С другой стороны, усилиями моих коллег по ИНС вышел в свет сборник его трудов. Цымбурский несомненно стал известен и популярен - обе враждующие корпорации ИНС и ФЭП - как будто сошлись в стремлении пропагандировать и распространять его идеи. Когда в начале 2009 года он уже понимал, что умирает, хотя это было и слабым утешением, он понимал, что признание все-таки нашло его. Многие стремились ему помочь, чем могли. Елена Пенская подготовила к размещению в "Русском журнале" серию его филологических трудов, вместе с ней мы разместили в сети давнюю статью Вадима Леонидовича "
Метаистория и теория трагедии". Студенты философского факультета попросили прочитать спецкурс о Цымбурском, я прочитал лекций пять. Вадим Леонидович был очень воодушевлен этим фактом и хотел встретиться со студентами... после выписки из больницы.
Наконец, готовилась к выходу книга "
Конъюнктуры земли и времени". Сам Цымбурский думал выпустить ее в июне. Тексты были собраны и более менее вычитаны, но были не подготовлены две статьи, которые должны были войти в книгу. Одна уже никогда не будет написана - это критика идей Гумилева, одним из тех мыслителей, с кем всю жизнь спорил Цымбурский. Другая как раз написана - это большой текст предисловия с объемными воспоминаниями об "Острове Россия", о "Полисе", "Веке XX и мире", о Пантине, вероятно, о Павловском, о Ремизове и "Русском журнале", безусловно, о Шпенглере и его значении для творчества Вадима Леонидовича. Эта рукопись еще потребует, думаю, месяца расшифровки, что безусловно задержит публикацию второго сборника статей.
Но в сегодняшем ньюслеттере РЖ будет представлен последний текст Вадима Леонидовича - его блестящий, хотя и краткий анализ "Вех". Я сказал тогда Цымбурскому, что о "Вехах" не написал никто лучше со времен самих "Вех". Поразительно, что этот анализ выполнил человек за четыре дня до своей кончины.

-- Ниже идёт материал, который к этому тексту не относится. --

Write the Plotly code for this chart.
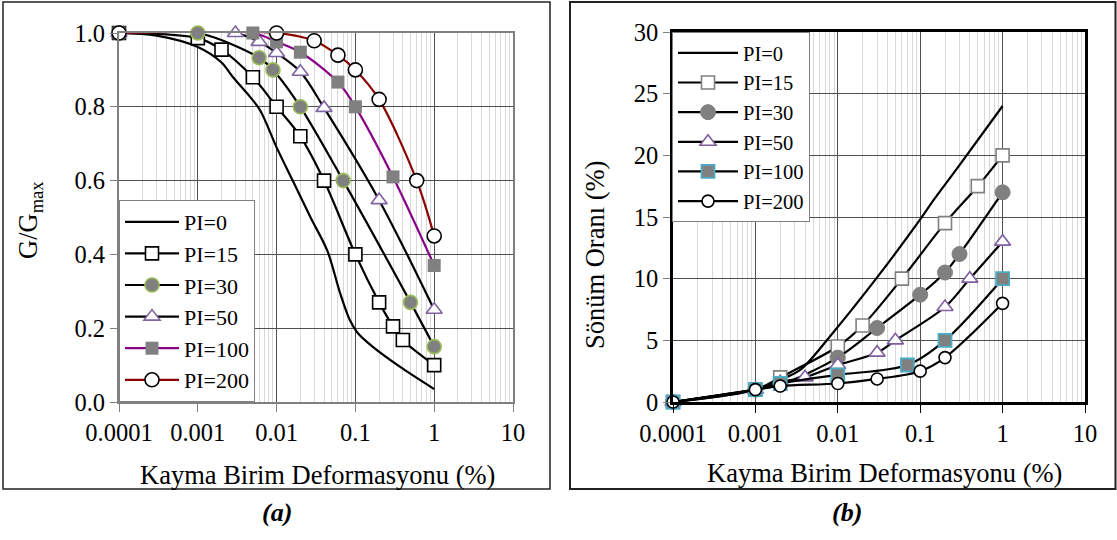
import plotly.graph_objects as go

W, H = 1117, 540
FONT = "'Liberation Serif', 'Times New Roman', Times, serif"

# ---------------- data: (a) G/Gmax ----------------
a_pi0_x = [0.0001, 0.0003, 0.001, 0.002, 0.0028, 0.0046, 0.0062, 0.01, 0.016, 0.027, 0.044, 0.064, 0.085, 0.107, 0.165, 0.37, 1.0]
a_pi0_y = [1.0, 0.993, 0.962, 0.92, 0.88, 0.827, 0.79, 0.69, 0.60, 0.50, 0.41, 0.295, 0.222, 0.187, 0.15, 0.095, 0.035]
a_pi15_x = [0.0001, 0.001, 0.002, 0.005, 0.01, 0.02, 0.04, 0.1, 0.2, 0.3, 0.4, 1.0]
a_pi15_y = [1.0, 0.986, 0.955, 0.88, 0.80, 0.72, 0.60, 0.40, 0.27, 0.205, 0.168, 0.10]
a_pi30_x = [0.0001, 0.001, 0.006, 0.009, 0.02, 0.07, 0.5, 1.0]
a_pi30_y = [1.0, 1.0, 0.933, 0.90, 0.80, 0.60, 0.27, 0.15]
a_pi50_x = [0.0001, 0.003, 0.006, 0.01, 0.02, 0.04, 0.2, 1.0]
a_pi50_y = [1.0, 1.0, 0.976, 0.946, 0.895, 0.797, 0.547, 0.25]
a_pi100_x = [0.0001, 0.005, 0.01, 0.02, 0.06, 0.1, 0.3, 1.0]
a_pi100_y = [1.0, 1.0, 0.976, 0.948, 0.867, 0.80, 0.61, 0.37]
a_pi200_x = [0.0001, 0.01, 0.03, 0.06, 0.1, 0.2, 0.6, 1.0]
a_pi200_y = [1.0, 1.0, 0.979, 0.94, 0.90, 0.82, 0.60, 0.45]

# ---------------- data: (b) damping ----------------
b_pi0_x = [0.0001, 0.001, 0.002, 0.0035, 0.0087, 0.03, 0.1, 0.143, 0.3, 1.0]
b_pi0_y = [0, 1.0, 1.8, 2.6, 5.6, 10.1, 14.8, 16.3, 19.2, 24.0]
b_pi15_x = [0.0001, 0.001, 0.002, 0.01, 0.02, 0.06, 0.2, 0.5, 1.0]
b_pi15_y = [0, 1.0, 2.0, 4.5, 6.2, 10.0, 14.5, 17.5, 20.0]
b_pi30_x = [0.0001, 0.001, 0.002, 0.01, 0.03, 0.1, 0.2, 0.3, 1.0]
b_pi30_y = [0, 1.0, 1.4, 3.6, 6.0, 8.7, 10.5, 12.0, 17.0]
b_pi50_x = [0.0001, 0.001, 0.002, 0.004, 0.01, 0.03, 0.05, 0.2, 0.4, 1.0]
b_pi50_y = [0, 1.0, 1.6, 2.0, 3.0, 4.0, 5.0, 7.7, 10.0, 13.0]
b_pi100_x = [0.0001, 0.001, 0.002, 0.01, 0.07, 0.2, 1.0]
b_pi100_y = [0, 1.0, 1.5, 2.2, 3.0, 5.0, 10.0]
b_pi200_x = [0.0001, 0.001, 0.002, 0.01, 0.03, 0.1, 0.2, 1.0]
b_pi200_y = [0, 1.0, 1.3, 1.5, 1.87, 2.5, 3.6, 8.0]

names = ["PI=0", "PI=15", "PI=30", "PI=50", "PI=100", "PI=200"]
x_tickvals = [0.0001, 0.001, 0.01, 0.1, 1, 10]
x_ticktext = ["0.0001", "0.001", "0.01", "0.1", "1", "10"]
minor_vals = [m * 10.0 ** e for e in range(-4, 1) for m in range(2, 10)]

GRAY = "#808080"
fig = go.Figure()

def px_x(p):
    return p / W

def px_y(p):
    return 1 - p / H

# ---- (a) traces ----
a_specs = [
    (a_pi0_x, a_pi0_y, "black", None),
    (a_pi15_x, a_pi15_y, "black", dict(symbol="square", size=13, color="white", line=dict(color="black", width=1.6))),
    (a_pi30_x, a_pi30_y, "black", dict(symbol="circle", size=14, color=GRAY, line=dict(color="#9BBB59", width=1.6))),
    (a_pi50_x, a_pi50_y, "black", dict(symbol="triangle-up", size=14, color="white", line=dict(color="#8064A2", width=1.6))),
    (a_pi100_x, a_pi100_y, "#880088", dict(symbol="square", size=13, color=GRAY, line=dict(width=0))),
    (a_pi200_x, a_pi200_y, "#8B0000", dict(symbol="circle", size=14, color="white", line=dict(color="black", width=1.6))),
]
for (xs, ys, lc, mk), nm in zip(a_specs, names):
    fig.add_trace(go.Scatter(
        x=xs, y=ys, name=nm, xaxis="x", yaxis="y", legend="legend",
        mode="lines" if mk is None else "lines+markers",
        line=dict(color=lc, width=2.2, shape="spline", smoothing=0.9),
        marker=mk, cliponaxis=False,
    ))

# ---- (b) traces ----
b_specs = [
    (b_pi0_x, b_pi0_y, None),
    (b_pi15_x, b_pi15_y, dict(symbol="square", size=13, color="white", line=dict(color=GRAY, width=1.6))),
    (b_pi30_x, b_pi30_y, dict(symbol="circle", size=15, color=GRAY, line=dict(color=GRAY, width=1))),
    (b_pi50_x, b_pi50_y, dict(symbol="triangle-up", size=14, color="white", line=dict(color="#7F5FA0", width=1.6))),
    (b_pi100_x, b_pi100_y, dict(symbol="square", size=13, color=GRAY, line=dict(color="#4BACC6", width=1.8))),
    (b_pi200_x, b_pi200_y, dict(symbol="circle", size=12, color="white", line=dict(color="black", width=1.6))),
]
for (xs, ys, mk), nm in zip(b_specs, names):
    fig.add_trace(go.Scatter(
        x=xs, y=ys, name=nm, xaxis="x2", yaxis="y2", legend="legend2",
        mode="lines" if mk is None else "lines+markers",
        line=dict(color="black", width=2.2, shape="spline", smoothing=0.9),
        marker=mk, cliponaxis=False,
    ))

tickfont = dict(family=FONT, size=24.5, color="black")
common_x = dict(
    type="log", range=[-4, 1], tickmode="array", tickvals=x_tickvals, ticktext=x_ticktext,
    showgrid=True, gridcolor="#505050", gridwidth=1, zeroline=False, automargin=False,
    minor=dict(tickmode="array", tickvals=minor_vals, showgrid=True, gridcolor="#d9d9d9", gridwidth=1, ticks=""),
    ticks="outside", ticklen=8, tickfont=tickfont, mirror=True, showline=True,
)

fig.update_layout(
    template="none",
    width=W, height=H, margin=dict(l=0, r=0, t=0, b=0, autoexpand=False),
    paper_bgcolor="white", plot_bgcolor="white",
    font=dict(family=FONT, color="black"),
    xaxis=dict(domain=[px_x(119), px_x(513)], anchor="y", linecolor=GRAY, linewidth=2,
               tickcolor=GRAY, **common_x),
    yaxis=dict(domain=[px_y(402), px_y(33)], anchor="x", range=[0, 1], tickmode="array",
               tickvals=[0, 0.2, 0.4, 0.6, 0.8, 1.0], tickformat=".1f", automargin=False,
               showgrid=True, gridcolor="#505050", gridwidth=1, zeroline=False,
               showline=True, linecolor=GRAY, linewidth=2, mirror=True,
               ticks="outside", ticklen=7, tickcolor=GRAY, tickfont=tickfont),
    xaxis2=dict(domain=[px_x(673), px_x(1085)], anchor="y2", linecolor="black", linewidth=2.5,
                tickcolor="black", **common_x),
    yaxis2=dict(domain=[px_y(402), px_y(32)], anchor="x2", range=[0, 30], dtick=5, automargin=False,
                showgrid=True, gridcolor="#505050", gridwidth=1, zeroline=False,
                showline=True, linecolor="black", linewidth=2.5, mirror=True,
                ticks="outside", ticklen=7, tickcolor=GRAY, tickfont=tickfont),
    legend=dict(x=px_x(119), y=px_y(402), xanchor="left", yanchor="bottom",
                bgcolor="white", bordercolor=GRAY, borderwidth=1,
                font=dict(family=FONT, size=22, color="black"), itemwidth=54,
                tracegroupgap=0),
    legend2=dict(x=px_x(672), y=px_y(32), xanchor="left", yanchor="top",
                 bgcolor="white", bordercolor=GRAY, borderwidth=1,
                 font=dict(family=FONT, size=20.5, color="black"), itemwidth=60,
                 tracegroupgap=0),
    showlegend=True,
)

# outer frames
fig.add_shape(type="rect", xref="paper", yref="paper", x0=px_x(3), x1=px_x(550), y0=px_y(489), y1=px_y(2),
              line=dict(color="#222222", width=1.5), layer="below")
fig.add_shape(type="rect", xref="paper", yref="paper", x0=px_x(570), x1=px_x(1115.5), y0=px_y(489), y1=px_y(2),
              line=dict(color="#222222", width=2), layer="below")

ann_font = dict(family=FONT, size=26.5, color="black")
annots = [
    dict(x=px_x(317), y=px_y(475), text="Kayma Birim Deformasyonu (%)", textangle=0),
    dict(x=px_x(884), y=px_y(473), text="Kayma Birim Deformasyonu (%)", textangle=0),
    dict(x=px_x(30), y=px_y(220), text="G/G<sub>max</sub>", textangle=-90),
    dict(x=px_x(595), y=px_y(255), text="Sönüm Oranı (%)", textangle=-90),
]
for a in annots:
    fig.add_annotation(xref="paper", yref="paper", xanchor="center", yanchor="middle",
                       showarrow=False, font=ann_font, **a)
for txt, xc in [("<b><i>(a)</i></b>", 277), ("<b><i>(b)</i></b>", 847)]:
    fig.add_annotation(xref="paper", yref="paper", x=px_x(xc), y=px_y(512), text=txt,
                       xanchor="center", yanchor="middle", showarrow=False,
                       font=dict(family=FONT, size=26, color="black"))

fig.write_html("out.html", config={"displayModeBar": False},
               post_script="document.body.style.margin='0';document.body.style.padding='0';")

Я бы сказал, как будто презрев свою собственную смерть как что-то малозначимое в сравнении с тем другим, что и составляло глубинный смысл всей его жизни.
Последний мой с ним телефонный разговор состоялся в минувшую субботу. Он был довольно сложным - Вадим Леонидович несколько обиделся на меня за то, что я никак не мог взять в толк, зачем ему Шпенглер. Это было действительно каким-то разделявшим нас пунктом - любя Шпенглера как своего рода интеллектуального художника, я никак не мог отнестись к нему всерьез как к ученому. Цымбурский долго распекал меня за непонимание роли Шпенглера, заявив, что он сам хочет поставить Шпенглера на место Маркса. Я, пробираясь сквозь второй том "Заката Европы", грустно соглашался, печально понимая, что обещанное предисловие к "Конъюнктурам земли времени" может затянуться еще на неделю.
Утром в воскресенье Цымбурский последний раз позвонил часов в девять утра, но просто по ошибке... Набирая номер мамы. Голос у него был бодрее обычного. Трудно было предсказать, что давно ожидаемая врачами развязка болезни наступит именно завтра. Во всяком случае Цымбурский сам надеялся на еще год-два жизни...
Отпевание Вадима Леонидовича состоится в четверг, в 10 утра. В храме в Сокольниках.